Un genre extrêmement populaire apparaît avec le Tudor (1962) de Lucian Bratu, film à grand spectacle qui mêle la vérité historique des épopées nationales aux péripéties aventureuses des romans de cape et d’épée. Se succéderont dans la même lignée la série des Haïdouks de Dinu Cocea (le premier film est tourné en 1965), les Daces (1966) et la Dernière Croisade (1971) de Sergiu Nicolaescu.

Ion Popescu-Gopo aborde le long métrage (On a volé une bombe, 1961 ; Des pas vers le lune, 1963 ; Si j’étais Maure blanc, 1965 ; Faust XX, 1966), sans pour autant abandonner l’animation, qui l’a rendu célèbre sur le plan international.
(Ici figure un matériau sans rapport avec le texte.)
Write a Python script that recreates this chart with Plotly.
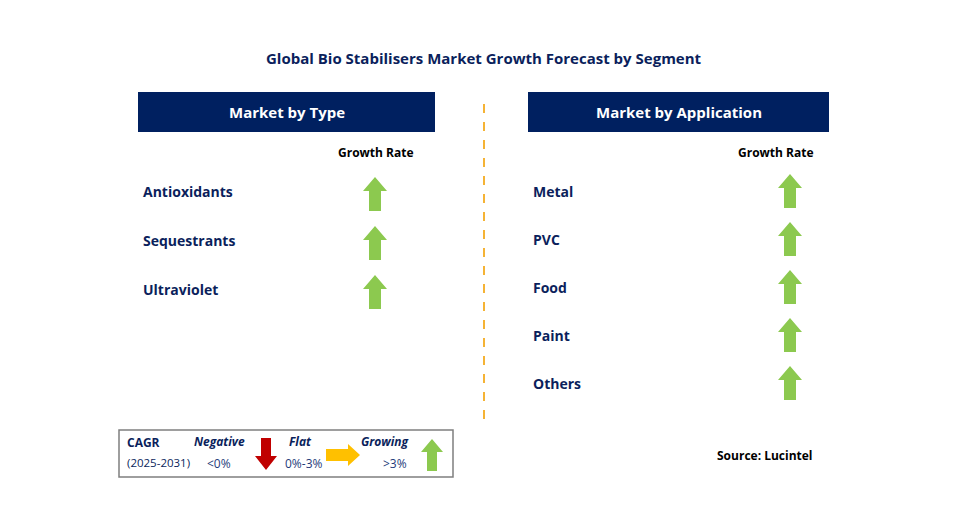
import plotly.graph_objects as go

title = "Global Bio Stabilisers Market Growth Forecast by Segment"
type_header = "Market by Type"
app_header = "Market by Application"
type_cats = ["Antioxidants", "Sequestrants", "Ultraviolet"]
type_trend = ["Growing", "Growing", "Growing"]
app_cats = ["Metal", "PVC", "Food", "Paint", "Others"]
app_trend = ["Growing", "Growing", "Growing", "Growing", "Growing"]
source = "Source: Lucintel"

NAVY = "#0b1f5c"
GREEN = "#8cc94f"
RED = "#c00000"
ORANGE = "#ffc000"
FONT = "Open Sans"

fig = go.Figure()
shapes = []
ann = []

def up_arrow(cx, cy, color, w=24, h=34, stem=12, head=14):
    t = cy - h/2; b = cy + h/2
    return dict(type="path", fillcolor=color, line=dict(width=0),
                path=f"M{cx},{t} L{cx+w/2},{t+head} L{cx+stem/2},{t+head} L{cx+stem/2},{b} "
                     f"L{cx-stem/2},{b} L{cx-stem/2},{t+head} L{cx-w/2},{t+head} Z")

def down_arrow(cx, cy, color, w=24, h=34, stem=12, head=14):
    t = cy - h/2; b = cy + h/2
    return dict(type="path", fillcolor=color, line=dict(width=0),
                path=f"M{cx},{b} L{cx+w/2},{b-head} L{cx+stem/2},{b-head} L{cx+stem/2},{t} "
                     f"L{cx-stem/2},{t} L{cx-stem/2},{b-head} L{cx-w/2},{b-head} Z")

def right_arrow(cx, cy, color, w=36, h=20, stem=10, head=12):
    l = cx - w/2; r = cx + w/2
    return dict(type="path", fillcolor=color, line=dict(width=0),
                path=f"M{r},{cy} L{r-head},{cy-h/2} L{r-head},{cy-stem/2} L{l},{cy-stem/2} "
                     f"L{l},{cy+stem/2} L{r-head},{cy+stem/2} L{r-head},{cy+h/2} Z")

def txt(x, y, s, size=14, color=NAVY, bold=True, anchor="left", italic=False):
    if bold: s = f"<b>{s}</b>"
    if italic: s = f"<i>{s}</i>"
    ann.append(dict(x=x, y=y, xref="x", yref="y", text=s, showarrow=False,
                    xanchor=anchor, yanchor="middle",
                    font=dict(family=FONT, size=size, color=color)))

txt(484, 58, title, size=15, anchor="center")

for x0, x1, h in [(138, 435, type_header), (528, 829, app_header)]:
    shapes.append(dict(type="rect", x0=x0, x1=x1, y0=92, y1=132, fillcolor="#002060", line=dict(width=0)))
    txt((x0+x1)/2, 112, h, size=15, color="white", anchor="center")

txt(376, 152, "Growth Rate", size=12, color="black", anchor="center")
txt(776, 152, "Growth Rate", size=12, color="black", anchor="center")

arrow_for = {"Growing": lambda cx, cy: up_arrow(cx, cy, GREEN),
             "Negative": lambda cx, cy: down_arrow(cx, cy, RED),
             "Flat": lambda cx, cy: right_arrow(cx, cy, ORANGE)}

for i, (c, t) in enumerate(zip(type_cats, type_trend)):
    y = 191 + i*49
    txt(141, y, c, size=14)
    shapes.append(arrow_for[t](375, y + 3))
for i, (c, t) in enumerate(zip(app_cats, app_trend)):
    y = 191 + i*48
    txt(531, y, c, size=14)
    shapes.append(arrow_for[t](790, y))

shapes.append(dict(type="line", x0=484, x1=484, y0=104, y1=422,
                   line=dict(color="#f5b335", width=2, dash="dash")))

shapes.append(dict(type="rect", x0=119, x1=453, y0=430, y1=477, fillcolor="white",
                   line=dict(color="#7f7f7f", width=1.5)))
txt(125, 442, "CAGR", size=12)
txt(125, 462, "(2025-2031)", size=11.5, bold=False)
txt(219, 441, "Negative", size=12, italic=True, anchor="center")
txt(219, 463, "&lt;0%", size=12, bold=False, color="#1f3b7a", anchor="center")
shapes.append(down_arrow(266, 454, RED, w=22, h=32, stem=10, head=14))
txt(300, 441, "Flat", size=12, italic=True, anchor="center")
txt(304, 463, "0%-3%", size=12, bold=False, color="#1f3b7a", anchor="center")
shapes.append(right_arrow(343, 455, ORANGE, w=34, h=22, stem=12, head=12))
txt(385, 441, "Growing", size=12, italic=True, anchor="center")
txt(395, 463, "&gt;3%", size=12, bold=False, color="#1f3b7a", anchor="center")
shapes.append(up_arrow(432, 455, GREEN, w=22, h=32, stem=10, head=13))

txt(765, 455, source, size=12, color="black", anchor="center")

fig.update_layout(width=957, height=524, margin=dict(l=0, r=0, t=0, b=0),
                  paper_bgcolor="white", plot_bgcolor="white",
                  shapes=shapes, annotations=ann, showlegend=False,
                  xaxis=dict(range=[8, 965], visible=False, fixedrange=True),
                  yaxis=dict(range=[532, 8], visible=False, fixedrange=True))
fig.write_html("out.html")
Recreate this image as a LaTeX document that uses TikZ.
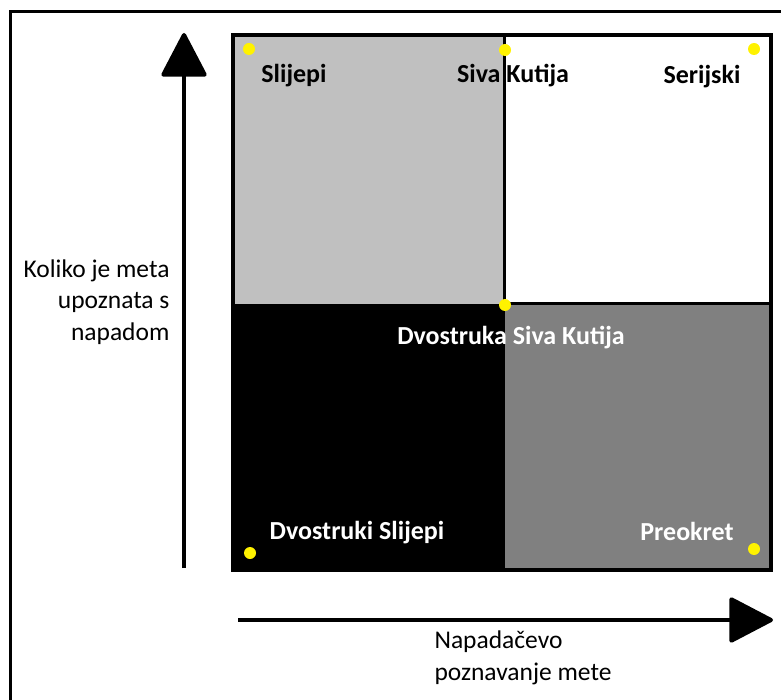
\documentclass[tikz,border=0pt]{standalone}
\usepackage{fontspec}
\setmainfont{Carlito}
\usetikzlibrary{arrows.meta}

\definecolor{lightq}{HTML}{C0C0C0}
\definecolor{darkq}{HTML}{808080}
\definecolor{dotyellow}{HTML}{FFF200}

\begin{document}
\begin{tikzpicture}[x=1pt,y=-1pt,
    dot/.style={circle, fill=dotyellow, inner sep=0pt, minimum size=12pt},
    lab/.style={font=\fontsize{26}{30}\selectfont\bfseries},
    axis/.style={line width=4pt, -{Triangle[width=47pt,length=46pt,round]}},
    axlabel/.style={font=\fontsize{25.5}{31.5}\selectfont}]
\useasboundingbox (0,0) rectangle (781,700);

% frame
\draw[line width=3pt] (10,700) -- (10,12) -- (781,12);

% quadrants
\fill[lightq] (233,35) rectangle (504,304);
\fill[black] (233,304) rectangle (505,570);
\fill[darkq] (505,304) rectangle (771,570);
\draw[line width=3pt] (504,35) -- (504,304) -- (771,304);
\draw[line width=3.5pt] (233,35) rectangle (771,570);

% corner dots
\node[dot] (d1) at (249,49) {};
\node[dot] (d2) at (505,50) {};
\node[dot] (d3) at (754,49) {};
\node[dot] (d4) at (505,305) {};
\node[dot] (d5) at (250,553) {};
\node[dot] (d6) at (754,549) {};

% names
\node[lab] (blind) at (294,76) {Slijepi};
\node[lab] (graybox) at (513,76) {Siva Kutija};
\node[lab] (serial) at (702,77) {Serijski};
\node[lab, text=white] (dblgray) at (511,338) {Dvostruka Siva Kutija};
\node[lab, text=white] (dblblind) at (357,533) {Dvostruki Slijepi};
\node[lab, text=white] (turn) at (687,531) {Preokret};

% axes
\coordinate (ylow) at (184,568);
\coordinate (yhigh) at (184,33);
\coordinate (xlow) at (238,620);
\coordinate (xhigh) at (773,620);
\draw[axis] (ylow) -- (yhigh);
\draw[axis] (xlow) -- (xhigh);

\node[axlabel, align=right, anchor=east] (ytext) at (173,302) {Koliko je meta\\upoznata s\\napadom};
\node[axlabel, align=left, anchor=west] (xtext) at (431,658) {Napadačevo\\poznavanje mete};
\end{tikzpicture}
\end{document}
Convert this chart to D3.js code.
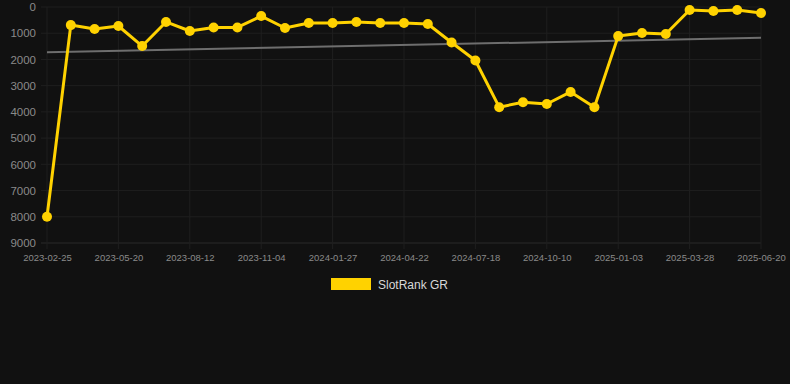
<!DOCTYPE html>
<html>
<head>
<meta charset="utf-8">
<script src="https://cdn.jsdelivr.net/npm/d3@7"></script>
<style>
  html, body { margin: 0; padding: 0; background: #111111; }
  svg { display: block; }
</style>
</head>
<body>
<div id="vis"></div>
<script>
// tick labels on the x axis (every third point)
const tickLabels = ["2023-02-25", "2023-05-20", "2023-08-12", "2023-11-04", "2024-01-27",
  "2024-04-22", "2024-07-18", "2024-10-10", "2025-01-03", "2025-03-28", "2025-06-20"];

// rank values, one every ~4 weeks
const rankValues = [8000, 690, 840, 725, 1490, 570, 915, 780, 780, 345,
  800, 610, 610, 570, 610, 610, 650, 1355, 2040, 3820,
  3630, 3700, 3240, 3820, 1110, 990, 1030, 115, 150, 115, 230];

const yTicks = [0, 1000, 2000, 3000, 4000, 5000, 6000, 7000, 8000, 9000];
const seriesName = "SlotRank GR";

const W = 790, H = 384;
const M = {left: 47, right: 29, top: 7, bottom: 141};

const svg = d3.select("#vis").append("svg")
  .attr("width", W)
  .attr("height", H)
  .style("font-family", "'Liberation Sans', Arial, sans-serif");

const idx = d3.range(rankValues.length);

const x = d3.scalePoint()
  .domain(idx)
  .range([M.left, W - M.right]);

const y = d3.scaleLinear()
  .domain([0, 9000])
  .range([M.top, H - M.bottom]);

// grid
const tickIdx = idx.filter(i => i % 3 === 0);

svg.append("g")
  .selectAll("line")
  .data(yTicks)
  .enter().append("line")
  .attr("x1", M.left - 6)
  .attr("x2", W - M.right)
  .attr("y1", d => y(d))
  .attr("y2", d => y(d))
  .attr("stroke", d => d === 9000 ? "#2b2b2b" : "#1f1f1f")
  .attr("stroke-width", 1);

svg.append("g")
  .selectAll("line")
  .data(tickIdx)
  .enter().append("line")
  .attr("x1", d => x(d))
  .attr("x2", d => x(d))
  .attr("y1", M.top)
  .attr("y2", H - M.bottom + 6)
  .attr("stroke", "#1f1f1f")
  .attr("stroke-width", 1);

// y axis labels
const yAxis = d3.axisLeft(y).tickValues(yTicks).tickFormat(d3.format("d")).tickSize(0).tickPadding(11);
const gy = svg.append("g")
  .attr("transform", `translate(${M.left}, 0)`)
  .call(yAxis);
gy.select(".domain").remove();
gy.selectAll("text")
  .attr("fill", "#8a8a8a")
  .attr("font-size", "11.5px")
  .attr("font-family", "'Liberation Sans', Arial, sans-serif");

// x axis labels
const xAxis = d3.axisBottom(x)
  .tickValues(tickIdx)
  .tickFormat(i => tickLabels[i / 3])
  .tickSize(0)
  .tickPadding(11);
const gx = svg.append("g")
  .attr("transform", `translate(0, ${H - M.bottom})`)
  .call(xAxis);
gx.select(".domain").remove();
gx.selectAll("text")
  .attr("fill", "#8a8a8a")
  .attr("font-size", "9.5px")
  .attr("font-family", "'Liberation Sans', Arial, sans-serif");

// trend line (least squares)
const meanX = d3.mean(idx);
const meanY = d3.mean(rankValues);
const slope = d3.sum(idx, i => (i - meanX) * (rankValues[i] - meanY)) /
  d3.sum(idx, i => (i - meanX) * (i - meanX));
const icpt = meanY - slope * meanX;
const first = idx[0], last = idx[idx.length - 1];

svg.append("line")
  .attr("x1", x(first))
  .attr("y1", y(icpt + slope * first))
  .attr("x2", x(last))
  .attr("y2", y(icpt + slope * last))
  .attr("stroke", "#6e6e6e")
  .attr("stroke-width", 2);

// series
const line = d3.line()
  .x(i => x(i))
  .y(i => y(rankValues[i]));

svg.append("path")
  .datum(idx)
  .attr("d", line)
  .attr("fill", "none")
  .attr("stroke", "#ffd200")
  .attr("stroke-width", 3)
  .attr("stroke-linejoin", "round");

svg.append("g")
  .selectAll("circle")
  .data(idx)
  .enter().append("circle")
  .attr("cx", i => x(i))
  .attr("cy", i => y(rankValues[i]))
  .attr("r", 5)
  .attr("fill", "#ffd200");

// legend
const lg = svg.append("g").attr("transform", "translate(331, 278)");
lg.append("rect")
  .attr("width", 40)
  .attr("height", 12)
  .attr("fill", "#ffd200");
lg.append("text")
  .attr("x", 47)
  .attr("y", 10.5)
  .attr("fill", "#d8d8d8")
  .attr("font-size", "12px")
  .text(seriesName);
</script>
</body>
</html>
De nouveaux cinéastes remportent d’appréciables succès d’estime, comme Geo Saizesco, qui se spécialise dans la comédie (le Bal du samedi soir, 1967), Savel Stiopul (la Dernière Nuit de l’enfance, 1966), Malvina Urşianu (la Joconde sans sourire, 1969), Mircea Mureşan (Hiver en flammes, 1965 ; Knock-out, 1967 ; le Hachereau, 1969 ; le Siège, 1971). Plus affirmées encore paraissent être les personnalités d’Andrei Blaier (les Matins d’un garçon sage, 1966 ; Puis naquit la légende, 1969), de Lucian Pintilie (la Reconstitution, 1969) et de Radu Gabrea (Trop petit pour une aussi grande guerre, 1969), tandis que de jeunes réalisateurs comme Mircea Veroiu et Dan Piţa (Noces de pierre, 1973 ; la Soif de l’or, 1975) ou Constantin Vaeni (le Mur, 1975) assurent la relève des années 70.

La Roumanie est aussi un lieu privilégié pour le tournage de plusieurs coproductions internationales (Codine, 1964, d’Henri Colpi ; les Fêtes galantes, 1965, de René Clair ; Jugement, 1970, de Ferenc Kósa ; les Mariés de l’an II, 1971, de Jean-Paul Rappeneau).